The current version offers the most significant increase in power and durability, with many more further improvements to be expected from the Swedish manufacturer. These qualities were crucial during the production of the locomotive, as it was first designed to be used by local miners.
When the final product came to light, manufacturers saw the opportunity to market it all around the world as a powerful vehicle indicative of a modern era.
Datong Electric Locomotive HXD2
The Datong Electric Locomotive HDX2 is a Chinese import with a horsepower of 13,410. This vehicle was designed for weighty freight applications and to be able to substitute the power of three separate locomotives.
Its main characteristics are durability and ease of operation, even in the most difficult circumstances. This locomotive can normally function even in extreme weather conditions, making it ideal for the transportation of goods throughout the most challenging locations.

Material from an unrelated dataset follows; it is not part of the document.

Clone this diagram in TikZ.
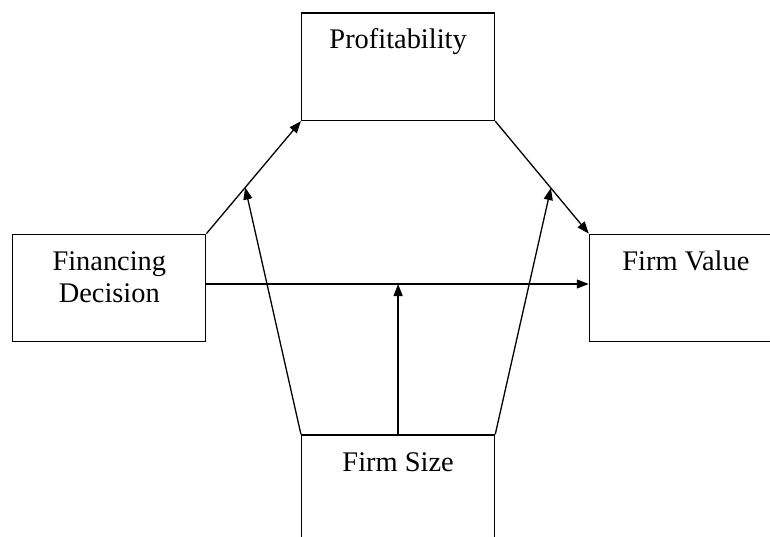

With the first version being released in 2007, this model has seen constant improvement before coming to the point it is today. Its agility and durable structure have made this model a favorite among manufacturers in the area, as it is one of the most-used vehicles for the transportation of coal.
This locomotive sets itself apart through the well-thought-out usage of technology which makes the model an impressive feat to witness. With highly-accurate computer control and monitoring systems, this creation is an exciting indicator of the direction in which the railway industry is heading.
Today, modern locomotives have a much higher strength and durability than anyone would have thought possible just a few decades ago. Although the horsepower can greatly vary from one model to another, some of the most impressive modern locomotives can reach up to 18,000 hp.